— begin DATA SHOWN —

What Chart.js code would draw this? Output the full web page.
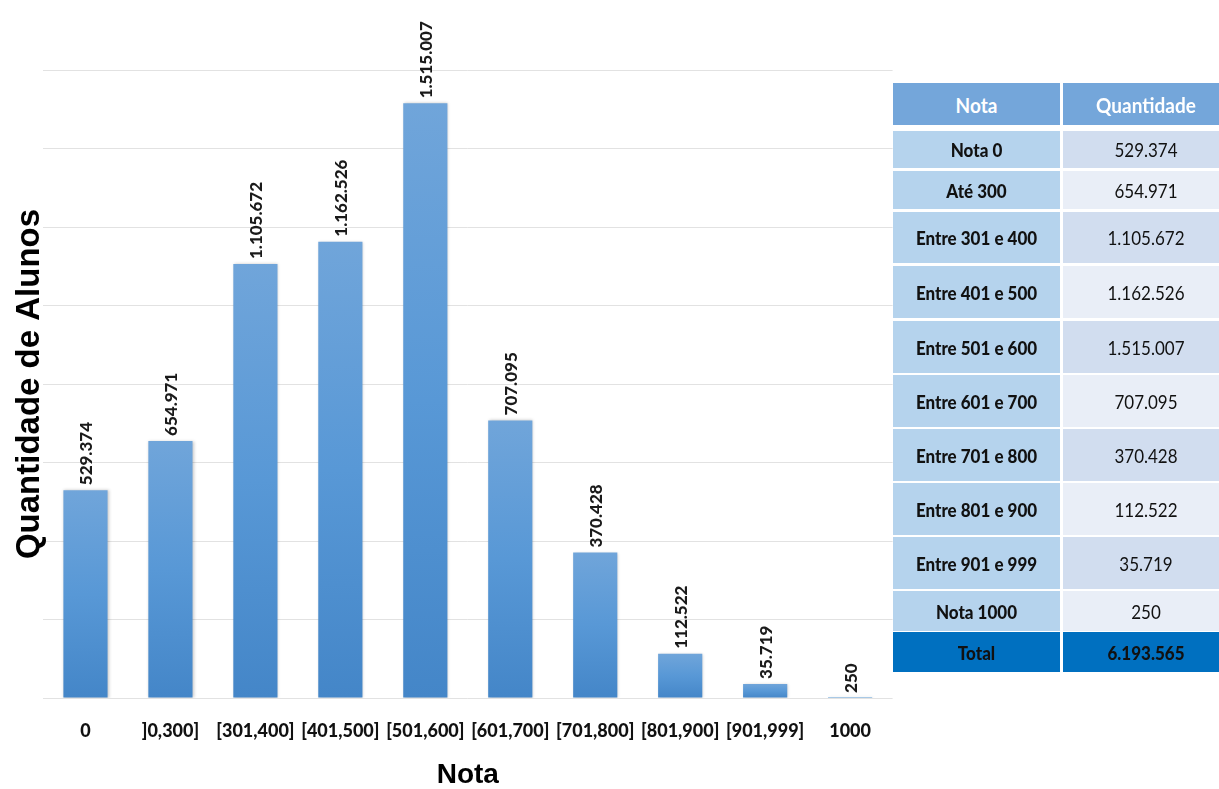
<!DOCTYPE html>
<html>
<head>
<meta charset="utf-8">
<script src="https://cdn.jsdelivr.net/npm/chart.js@4/dist/chart.umd.min.js"></script>
<style>
  html, body { margin: 0; padding: 0; background: #fff; overflow: hidden; }
  body { width: 1219px; height: 789px; position: relative; }
  #wrap { position: absolute; left: 0; top: 0; width: 893px; height: 789px; }
  #tbl { position: absolute; left: 0; top: 0; width: 1219px; height: 789px; pointer-events: none; }
  .cell { position: absolute; display: flex; align-items: center; justify-content: center;
          font-family: Lato, "Open Sans", sans-serif; font-size: 17px; color: #111; box-sizing: border-box; }
  .cell span { display: inline-block; transform: scaleY(1.12); }
  .hdr { background: #74a6da; color: #fff; font-weight: 700; font-size: 19px; }
  .lab { background: #b5d3ed; font-weight: 900; }
  .valD { background: #d1ddef; }
  .valL { background: #e9eef7; }
  .tot { background: #0070c0; font-weight: 900; color: #111; }
</style>
</head>
<body>
<div id="wrap"><canvas id="c"></canvas></div>
<div id="tbl"></div>
<script>
// ---- data ----
const categories = [ '0', ']0,300]', '[301,400]', '[401,500]', '[501,600]', '[601,700]', '[701,800]', '[801,900]', '[901,999]', '1000' ];
const values = [ 529374, 654971, 1105672, 1162526, 1515007, 707095, 370428, 112522, 35719, 250 ];
const tableLabels = [ 'Nota 0', 'Até 300', 'Entre 301 e 400', 'Entre 401 e 500', 'Entre 501 e 600', 'Entre 601 e 700', 'Entre 701 e 800', 'Entre 801 e 900', 'Entre 901 e 999', 'Nota 1000' ];
const tableHeader = [ 'Nota', 'Quantidade' ];
const totalLabel = 'Total';
const totalValue = 6193565;
const yAxisTitle = 'Quantidade de Alunos';
const xAxisTitle = 'Nota';

// ---- table layout (styling only) ----
const rowTops =    [ 83, 131, 171, 212, 266, 321, 375, 429, 483, 537, 591, 632 ];
const rowHeights = [ 42,  37,  38,  51,  52,  52,  52,  52,  52,  52,  40,  40 ];
const colLeft = [ 893, 1063 ];
const colWidth = [ 167, 166 ];

function fmt(n) { return String(n).replace(/\B(?=(\d{3})+(?!\d))/g, '.'); }

(function buildTable() {
  const t = document.getElementById('tbl');
  function cell(row, col, text, cls) {
    const d = document.createElement('div');
    d.className = 'cell ' + cls;
    d.style.left = colLeft[col] + 'px';
    d.style.width = colWidth[col] + 'px';
    d.style.top = rowTops[row] + 'px';
    d.style.height = rowHeights[row] + 'px';
    const s = document.createElement('span');
    s.textContent = text;
    d.appendChild(s);
    t.appendChild(d);
  }
  cell(0, 0, tableHeader[0], 'hdr');
  cell(0, 1, tableHeader[1], 'hdr');
  tableLabels.forEach((lab, i) => {
    cell(i + 1, 0, lab, 'lab');
    cell(i + 1, 1, fmt(values[i]), i % 2 === 0 ? 'valD' : 'valL');
  });
  cell(tableLabels.length + 1, 0, totalLabel, 'tot');
  cell(tableLabels.length + 1, 1, fmt(totalValue), 'tot');
})();

function barFill(ctx) {
  const chart = ctx.chart;
  const ys = chart.scales.y;
  if (!ys || ctx.parsed == null) return '#5b9bd5';
  const top = ys.getPixelForValue(ctx.parsed.y);
  const base = ys.getPixelForValue(0);
  if (!isFinite(top) || !isFinite(base) || base - top < 1) return '#5b9bd5';
  const g = chart.ctx.createLinearGradient(0, top, 0, base);
  g.addColorStop(0, '#70a5da');
  g.addColorStop(0.5, '#5898d6');
  g.addColorStop(1, '#4486c8');
  return g;
}

const shadowPlugin = {
  id: 'barShadow',
  beforeDatasetsDraw(chart) {
    const c = chart.ctx;
    c.save();
    c.shadowColor = 'rgba(0,0,0,0.22)';
    c.shadowBlur = 3;
    c.shadowOffsetX = 1;
    c.shadowOffsetY = 0;
  },
  afterDatasetsDraw(chart) { chart.ctx.restore(); }
};

const labelPlugin = {
  id: 'barLabels',
  afterDatasetsDraw(chart) {
    const c = chart.ctx;
    const meta = chart.getDatasetMeta(0);
    meta.data.forEach((el, i) => {
      c.save();
      c.translate(el.x + 1, el.y - 5);
      c.rotate(-Math.PI / 2);
      c.font = '900 17px Lato';
      c.fillStyle = '#1a1a1a';
      c.textAlign = 'left';
      c.textBaseline = 'middle';
      c.fillText(fmt(values[i]), 0, 0);
      c.restore();
    });
  }
};

function draw() {
  new Chart(document.getElementById('c'), {
    type: 'bar',
    data: {
      labels: categories,
      datasets: [{
        data: values,
        backgroundColor: barFill,
        borderWidth: 0,
        categoryPercentage: 0.52,
        barPercentage: 1
      }]
    },
    options: {
      responsive: true,
      maintainAspectRatio: false,
      animation: false,
      layout: { padding: { top: 70, left: 0, right: 0, bottom: 0 } },
      plugins: { legend: { display: false }, tooltip: { enabled: false } },
      scales: {
        x: {
          grid: { display: false, drawTicks: false },
          border: { display: false },
          ticks: { color: '#111', font: { family: 'Lato', size: 18, weight: '900' }, padding: 22, maxRotation: 0, autoSkip: false },
          title: { display: true, text: xAxisTitle, color: '#000', font: { family: 'Liberation Sans', size: 28, weight: 'bold', lineHeight: 1 }, padding: { top: 0, bottom: 0 } },
          afterFit(s) { s.height = 91; }
        },
        y: {
          min: 0, max: 1600000,
          ticks: { display: false, stepSize: 200000 },
          grid: { color: '#e2e2e2', lineWidth: 1, drawTicks: false },
          border: { display: false },
          title: { display: true, text: yAxisTitle, color: '#000', font: { family: 'Liberation Sans', size: 33, weight: 'bold', lineHeight: 1 }, padding: { top: 13, bottom: 0 } },
          afterFit(s) { s.width = 43; }
        }
      }
    },
    plugins: [shadowPlugin, labelPlugin]
  });
}

Promise.all([
  document.fonts.load('900 18px Lato'),
  document.fonts.load('900 17px Lato'),
  document.fonts.load('bold 28px "Liberation Sans"')
]).then(draw, draw);
</script>
</body>
</html>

— end DATA SHOWN —

REQUIRED TASK:
The material above holds pictures; copy everything else in it exactly.

REPLY TO THE EXERCISE:
What Chart.js code would draw this? Output the full web page.
<!DOCTYPE html>
<html>
<head>
<meta charset="utf-8">
<script src="https://cdn.jsdelivr.net/npm/chart.js@4/dist/chart.umd.min.js"></script>
<style>
  html, body { margin: 0; padding: 0; background: #fff; overflow: hidden; }
  body { width: 1219px; height: 789px; position: relative; }
  #wrap { position: absolute; left: 0; top: 0; width: 893px; height: 789px; }
  #tbl { position: absolute; left: 0; top: 0; width: 1219px; height: 789px; pointer-events: none; }
  .cell { position: absolute; display: flex; align-items: center; justify-content: center;
          font-family: Lato, "Open Sans", sans-serif; font-size: 17px; color: #111; box-sizing: border-box; }
  .cell span { display: inline-block; transform: scaleY(1.12); }
  .hdr { background: #74a6da; color: #fff; font-weight: 700; font-size: 19px; }
  .lab { background: #b5d3ed; font-weight: 900; }
  .valD { background: #d1ddef; }
  .valL { background: #e9eef7; }
  .tot { background: #0070c0; font-weight: 900; color: #111; }
</style>
</head>
<body>
<div id="wrap"><canvas id="c"></canvas></div>
<div id="tbl"></div>
<script>
// ---- data ----
const categories = [ '0', ']0,300]', '[301,400]', '[401,500]', '[501,600]', '[601,700]', '[701,800]', '[801,900]', '[901,999]', '1000' ];
const values = [ 529374, 654971, 1105672, 1162526, 1515007, 707095, 370428, 112522, 35719, 250 ];
const tableLabels = [ 'Nota 0', 'Até 300', 'Entre 301 e 400', 'Entre 401 e 500', 'Entre 501 e 600', 'Entre 601 e 700', 'Entre 701 e 800', 'Entre 801 e 900', 'Entre 901 e 999', 'Nota 1000' ];
const tableHeader = [ 'Nota', 'Quantidade' ];
const totalLabel = 'Total';
const totalValue = 6193565;
const yAxisTitle = 'Quantidade de Alunos';
const xAxisTitle = 'Nota';

// ---- table layout (styling only) ----
const rowTops =    [ 83, 131, 171, 212, 266, 321, 375, 429, 483, 537, 591, 632 ];
const rowHeights = [ 42,  37,  38,  51,  52,  52,  52,  52,  52,  52,  40,  40 ];
const colLeft = [ 893, 1063 ];
const colWidth = [ 167, 166 ];

function fmt(n) { return String(n).replace(/\B(?=(\d{3})+(?!\d))/g, '.'); }

(function buildTable() {
  const t = document.getElementById('tbl');
  function cell(row, col, text, cls) {
    const d = document.createElement('div');
    d.className = 'cell ' + cls;
    d.style.left = colLeft[col] + 'px';
    d.style.width = colWidth[col] + 'px';
    d.style.top = rowTops[row] + 'px';
    d.style.height = rowHeights[row] + 'px';
    const s = document.createElement('span');
    s.textContent = text;
    d.appendChild(s);
    t.appendChild(d);
  }
  cell(0, 0, tableHeader[0], 'hdr');
  cell(0, 1, tableHeader[1], 'hdr');
  tableLabels.forEach((lab, i) => {
    cell(i + 1, 0, lab, 'lab');
    cell(i + 1, 1, fmt(values[i]), i % 2 === 0 ? 'valD' : 'valL');
  });
  cell(tableLabels.length + 1, 0, totalLabel, 'tot');
  cell(tableLabels.length + 1, 1, fmt(totalValue), 'tot');
})();

function barFill(ctx) {
  const chart = ctx.chart;
  const ys = chart.scales.y;
  if (!ys || ctx.parsed == null) return '#5b9bd5';
  const top = ys.getPixelForValue(ctx.parsed.y);
  const base = ys.getPixelForValue(0);
  if (!isFinite(top) || !isFinite(base) || base - top < 1) return '#5b9bd5';
  const g = chart.ctx.createLinearGradient(0, top, 0, base);
  g.addColorStop(0, '#70a5da');
  g.addColorStop(0.5, '#5898d6');
  g.addColorStop(1, '#4486c8');
  return g;
}

const shadowPlugin = {
  id: 'barShadow',
  beforeDatasetsDraw(chart) {
    const c = chart.ctx;
    c.save();
    c.shadowColor = 'rgba(0,0,0,0.22)';
    c.shadowBlur = 3;
    c.shadowOffsetX = 1;
    c.shadowOffsetY = 0;
  },
  afterDatasetsDraw(chart) { chart.ctx.restore(); }
};

const labelPlugin = {
  id: 'barLabels',
  afterDatasetsDraw(chart) {
    const c = chart.ctx;
    const meta = chart.getDatasetMeta(0);
    meta.data.forEach((el, i) => {
      c.save();
      c.translate(el.x + 1, el.y - 5);
      c.rotate(-Math.PI / 2);
      c.font = '900 17px Lato';
      c.fillStyle = '#1a1a1a';
      c.textAlign = 'left';
      c.textBaseline = 'middle';
      c.fillText(fmt(values[i]), 0, 0);
      c.restore();
    });
  }
};

function draw() {
  new Chart(document.getElementById('c'), {
    type: 'bar',
    data: {
      labels: categories,
      datasets: [{
        data: values,
        backgroundColor: barFill,
        borderWidth: 0,
        categoryPercentage: 0.52,
        barPercentage: 1
      }]
    },
    options: {
      responsive: true,
      maintainAspectRatio: false,
      animation: false,
      layout: { padding: { top: 70, left: 0, right: 0, bottom: 0 } },
      plugins: { legend: { display: false }, tooltip: { enabled: false } },
      scales: {
        x: {
          grid: { display: false, drawTicks: false },
          border: { display: false },
          ticks: { color: '#111', font: { family: 'Lato', size: 18, weight: '900' }, padding: 22, maxRotation: 0, autoSkip: false },
          title: { display: true, text: xAxisTitle, color: '#000', font: { family: 'Liberation Sans', size: 28, weight: 'bold', lineHeight: 1 }, padding: { top: 0, bottom: 0 } },
          afterFit(s) { s.height = 91; }
        },
        y: {
          min: 0, max: 1600000,
          ticks: { display: false, stepSize: 200000 },
          grid: { color: '#e2e2e2', lineWidth: 1, drawTicks: false },
          border: { display: false },
          title: { display: true, text: yAxisTitle, color: '#000', font: { family: 'Liberation Sans', size: 33, weight: 'bold', lineHeight: 1 }, padding: { top: 13, bottom: 0 } },
          afterFit(s) { s.width = 43; }
        }
      }
    },
    plugins: [shadowPlugin, labelPlugin]
  });
}

Promise.all([
  document.fonts.load('900 18px Lato'),
  document.fonts.load('900 17px Lato'),
  document.fonts.load('bold 28px "Liberation Sans"')
]).then(draw, draw);
</script>
</body>
</html>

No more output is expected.